* _Task directions_: Please copy out exactly, and only, the lines between the line with "Give me the Plotly source for this chart." and the line with "TITLE_FS = 17", both included. Pictures are to be omitted.

* _Materials provided_:
■ ■ ■ ■ ■ ■ ■
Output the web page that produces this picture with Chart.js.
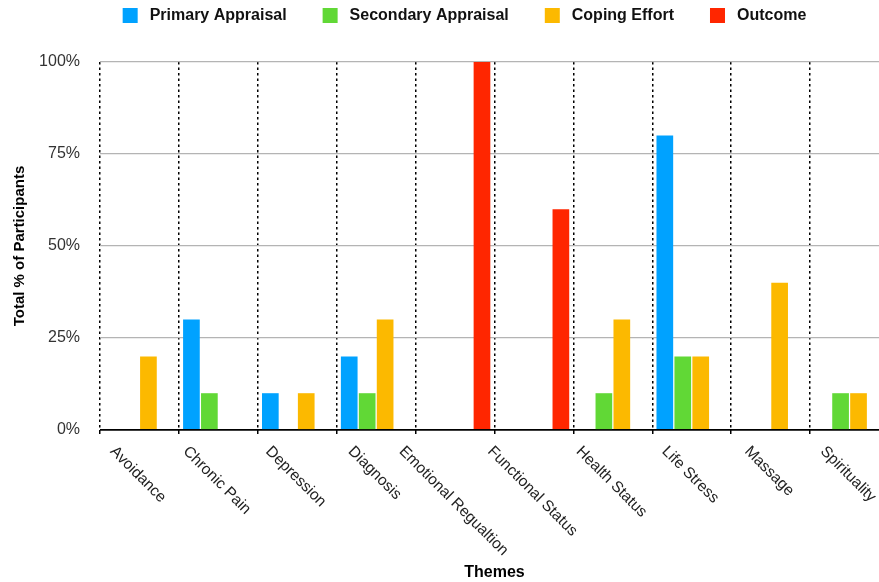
<!DOCTYPE html>
<html>
<head>
<meta charset="utf-8">
<script src="https://cdn.jsdelivr.net/npm/chart.js@4"></script>
<style>
  html, body { margin: 0; padding: 0; background: #fff; overflow: hidden; }
  canvas { display: block; }
</style>
</head>
<body>
<canvas id="chart" width="892" height="582"></canvas>
<script>
// Themes along the x axis
const themes = ['Avoidance', 'Chronic Pain', 'Depression', 'Diagnosis', 'Emotional Regualtion',
  'Functional Status', 'Health Status', 'Life Stress', 'Massage', 'Spirituality'];

// Share of participants (%) per theme for each stage
const primaryAppraisal   = [0, 30, 10, 20, 0, 0, 0, 80, 0, 0];
const secondaryAppraisal = [0, 10, 0, 10, 0, 0, 10, 20, 0, 10];
const copingEffort       = [20, 0, 10, 30, 0, 0, 30, 20, 40, 10];
const outcome            = [0, 0, 0, 0, 100, 60, 0, 0, 0, 0];

// Y axis tick values (%)
const yTicks = [0, 25, 50, 75, 100];

const seriesNames  = ['Primary Appraisal', 'Secondary Appraisal', 'Coping Effort', 'Outcome'];
const seriesColors = ['#00a2ff', '#61d836', '#fcb900', '#ff2600'];
const seriesValues = [primaryAppraisal, secondaryAppraisal, copingEffort, outcome];

const FONT = '"Liberation Sans", Helvetica, Arial, sans-serif';
Chart.defaults.font.family = FONT;

// Legend row across the top
const topLegend = {
  id: 'topLegend',
  afterDraw(chart) {
    const ctx = chart.ctx;
    ctx.save();
    ctx.font = 'bold 16px ' + FONT;
    ctx.textBaseline = 'middle';
    ctx.textAlign = 'left';
    const box = 15, gapText = 12, gapItem = 36;
    const widths = seriesNames.map(n => ctx.measureText(n).width);
    const total = widths.reduce((a, w) => a + box + gapText + w, 0) + gapItem * (seriesNames.length - 1);
    let x = 464.5 - total / 2;
    const cy = 15.5;
    seriesNames.forEach((name, i) => {
      ctx.fillStyle = seriesColors[i];
      ctx.fillRect(x, cy - box / 2, box, box);
      ctx.fillStyle = '#111';
      ctx.fillText(name, x + box + gapText, cy + 0.5);
      x += box + gapText + widths[i] + gapItem;
    });
    ctx.restore();
  }
};

// Slanted category labels under the x axis, centred on each category
const slantedLabels = {
  id: 'slantedLabels',
  afterDraw(chart) {
    const ctx = chart.ctx;
    const xs = chart.scales.x;
    ctx.save();
    ctx.font = '15.5px ' + FONT;
    ctx.fillStyle = '#222';
    ctx.textBaseline = 'middle';
    ctx.textAlign = 'left';
    const k = Math.SQRT1_2 / 2;
    themes.forEach((t, i) => {
      const cx = xs.getPixelForValue(i);
      const w = ctx.measureText(t).width;
      ctx.save();
      ctx.translate(cx - 1.5 - k * w * 2 * 0.5, xs.top + 19);
      ctx.rotate(Math.PI / 4);
      ctx.fillText(t, 0, 0);
      ctx.restore();
    });
    ctx.restore();
  }
};

new Chart(document.getElementById('chart'), {
  type: 'bar',
  data: {
    labels: themes,
    datasets: seriesNames.map((name, i) => ({
      label: name,
      data: seriesValues[i],
      backgroundColor: seriesColors[i],
      borderWidth: 0,
      categoryPercentage: 0.91,
      barPercentage: 0.93
    }))
  },
  options: {
    responsive: false,
    animation: false,
    devicePixelRatio: 1,
    layout: { padding: { top: 62, right: 3, left: 0, bottom: 0 } },
    plugins: {
      legend: { display: false },
      tooltip: { enabled: false }
    },
    scales: {
      x: {
        afterFit(scale) { scale.height = 152; },
        border: { display: false, dash: [2.5, 3] },
        grid: {
          offset: true,
          color: '#000',
          lineWidth: 1.5,
          drawTicks: true,
          tickLength: 4,
          tickColor: '#000',
          tickWidth: 1.5,
          tickBorderDash: []
        },
        ticks: { display: false },
        title: {
          display: true,
          text: 'Themes',
          color: '#000',
          font: { size: 16, weight: 'bold', lineHeight: 1.2 },
          padding: { top: 0, bottom: 0 }
        }
      },
      y: {
        min: 0,
        max: 100,
        afterFit(scale) { scale.width = 100; },
        afterBuildTicks(scale) { scale.ticks = yTicks.map(v => ({ value: v })); },
        border: { display: false },
        grid: {
          drawTicks: false,
          color: ctx => ctx.tick && ctx.tick.value === 0 ? '#000' : '#b4b4b4',
          lineWidth: ctx => ctx.tick && ctx.tick.value === 0 ? 1.8 : 1.2
        },
        ticks: {
          padding: 20,
          color: '#333',
          font: { size: 16 },
          callback: v => v + '%'
        },
        title: {
          display: true,
          text: 'Total % of Participants',
          color: '#000',
          font: { size: 15, weight: 'bold', lineHeight: 1.2 },
          padding: { top: 11, bottom: 0 }
        }
      }
    }
  },
  plugins: [topLegend, slantedLabels]
});
</script>
</body>
</html>
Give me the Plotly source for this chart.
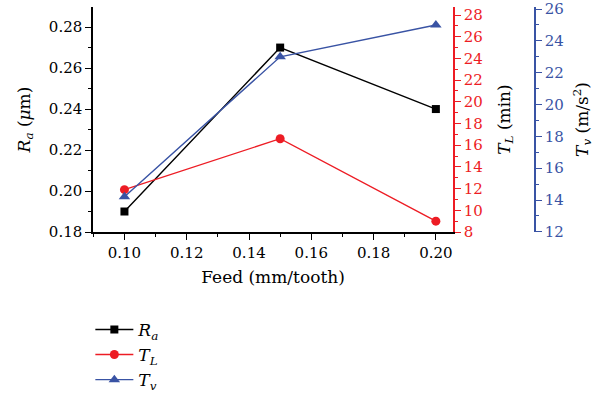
import plotly.graph_objects as go

feed = [0.10, 0.15, 0.20]
ra = [0.19, 0.27, 0.24]
tl = [11.9, 16.6, 9.0]
tv = [14.2, 23.0, 25.0]

BLACK = "#000000"
RED = "#ED1C24"
BLUE = "#3953A4"
FONT = "DejaVu Serif"
TICK_FS = 15
TITLE_FS = 17

fig = go.Figure()
fig.add_trace(go.Scatter(x=feed, y=ra, name="<i>R</i><sub><i>a</i></sub>", mode="lines+markers",
                         line=dict(color=BLACK, width=1.4),
                         marker=dict(symbol="square", size=8, color=BLACK), yaxis="y"))
fig.add_trace(go.Scatter(x=feed, y=tl, name="<i>T</i><sub><i>L</i></sub>", mode="lines+markers",
                         line=dict(color=RED, width=1.4),
                         marker=dict(symbol="circle", size=9, color=RED), yaxis="y2"))
fig.add_trace(go.Scatter(x=feed, y=tv, name="<i>T</i><sub><i>v</i></sub>", mode="lines+markers",
                         line=dict(color=BLUE, width=1.4),
                         marker=dict(symbol="triangle-up", size=10, color=BLUE), yaxis="y3"))

common = dict(showline=True, linewidth=1.5, ticks="outside", ticklen=6, tickwidth=1.3,
              showgrid=False, zeroline=False)
title_font = dict(family=FONT, size=TITLE_FS, color="black")

fig.update_layout(
    width=597, height=395,
    margin=dict(l=93, r=62, t=7, b=163, autoexpand=False),
    paper_bgcolor="white", plot_bgcolor="white",
    font=dict(family=FONT, size=TICK_FS, color="black"),
    xaxis=dict(domain=[0, 360/442], range=[0.0899, 0.2055], dtick=0.02, tick0=0.10,
               tickformat=".2f", linecolor=BLACK, tickcolor=BLACK,
               minor=dict(dtick=0.01, tick0=0.09, ticklen=3, tickcolor=BLACK, ticks="outside"),
               title=dict(text="Feed (mm/tooth)", standoff=10, font=title_font), **common),
    yaxis=dict(range=[0.18, 0.2898], dtick=0.02, tick0=0.18, tickformat=".2f",
               linecolor=BLACK, tickcolor=BLACK,
               minor=dict(dtick=0.01, ticklen=3, tickcolor=BLACK, ticks="outside"),
               title=dict(text="<i>R</i><sub><i>a</i></sub> (<i>μ</i>m)", standoff=14, font=title_font),
               **common),
    yaxis2=dict(range=[8, 28.74], dtick=2, tick0=8, overlaying="y", side="right", anchor="x",
                linecolor=RED, tickcolor=RED, tickfont=dict(color=RED),
                minor=dict(dtick=1, ticklen=3, tickcolor=RED, ticks="outside"),
                title=dict(text="<i>T</i><sub><i>L</i></sub> (min)", standoff=16, font=title_font),
                **common),
    yaxis3=dict(range=[11.99, 26.13], dtick=2, tick0=12, overlaying="y", side="right", anchor="free",
                position=1.0, linecolor=BLUE, tickcolor=BLUE, tickfont=dict(color=BLUE),
                ticklabeloverflow="allow",
                minor=dict(dtick=1, ticklen=3, tickcolor=BLUE, ticks="outside"),
                title=dict(text="<i>T</i><sub><i>v</i></sub> (m/s<sup>2</sup>)", standoff=12,
                           font=title_font),
                **common),
    legend=dict(x=-0.006, y=-0.355, xanchor="left", yanchor="top", bgcolor="rgba(0,0,0,0)",
                font=dict(size=17), tracegroupgap=0, itemwidth=38),
    showlegend=True,
)

fig.write_html("out.html")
■ ■ ■ ■ ■ ■ ■
* _Complete answer_:
Give me the Plotly source for this chart.
import plotly.graph_objects as go

feed = [0.10, 0.15, 0.20]
ra = [0.19, 0.27, 0.24]
tl = [11.9, 16.6, 9.0]
tv = [14.2, 23.0, 25.0]

BLACK = "#000000"
RED = "#ED1C24"
BLUE = "#3953A4"
FONT = "DejaVu Serif"
TICK_FS = 15
TITLE_FS = 17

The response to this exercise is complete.